Toutefois, dans ce dernier cas où le gérant serait majoritaire, les associés peuvent s’opposer à un éventuel abus.
🛡️ Recours possibles
En effet, ils peuvent demander en justice le remboursement des rémunérations excessives en invoquant un abus de majorité, mais l’administration fiscale pourra rapporter une imposition supplémentaire majorée pour l’entreprise et pour le dirigeant.
Une assemblée générale pour approuver la rémunération du gérant, qui peut paraître superflue, et qui peut faire sourire les gérants dans des cas spécifiques, est une obligation prise très au sérieux par les juges, ainsi que par l’administration. En ce sens, les gérants doivent y prêter une attention bien particulière, afin de ne pas se faire sanctionner de manière inutile.

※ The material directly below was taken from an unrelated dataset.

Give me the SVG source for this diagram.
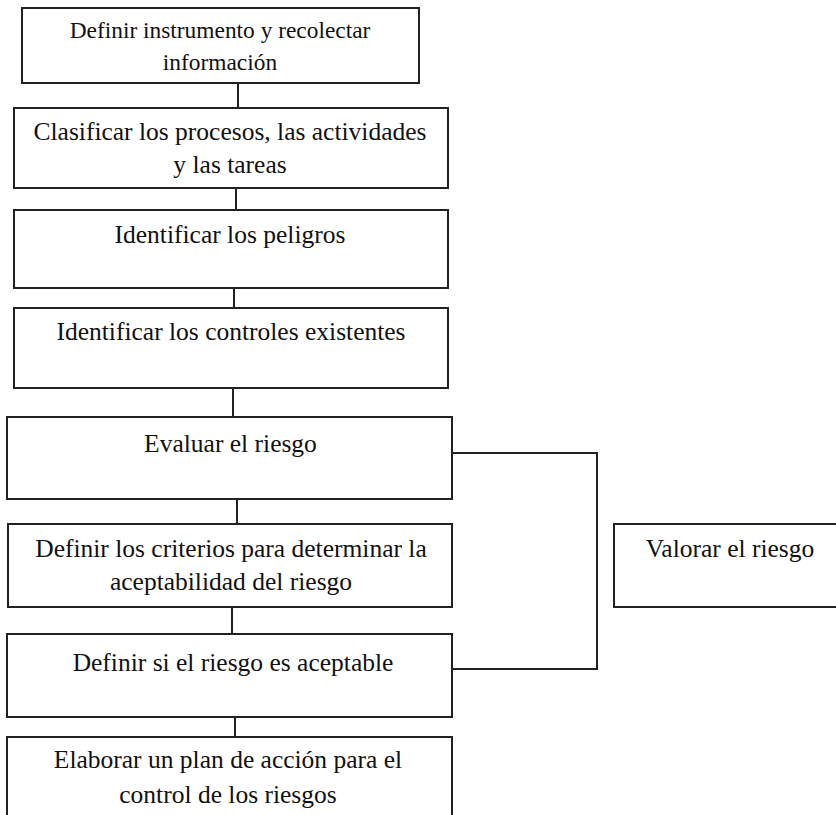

🎯 Conclusion : Vigilance absolue requise !
Comme vous pouvez le constater, la gestion d’une SARL implique le respect de nombreuses règles juridiques dont la violation peut entrainer des risques juridiques, fiscaux et sociaux très importants.
Le non-respect des règles de fixation de la rémunération des gérants fait partie de ces risques.
Les statuts, les pouvoirs des dirigeants de la SARL, les relations et les conventions entre associés, la rémunération du ou des gérants, etc., sont des éléments importants dans la vie d’une société.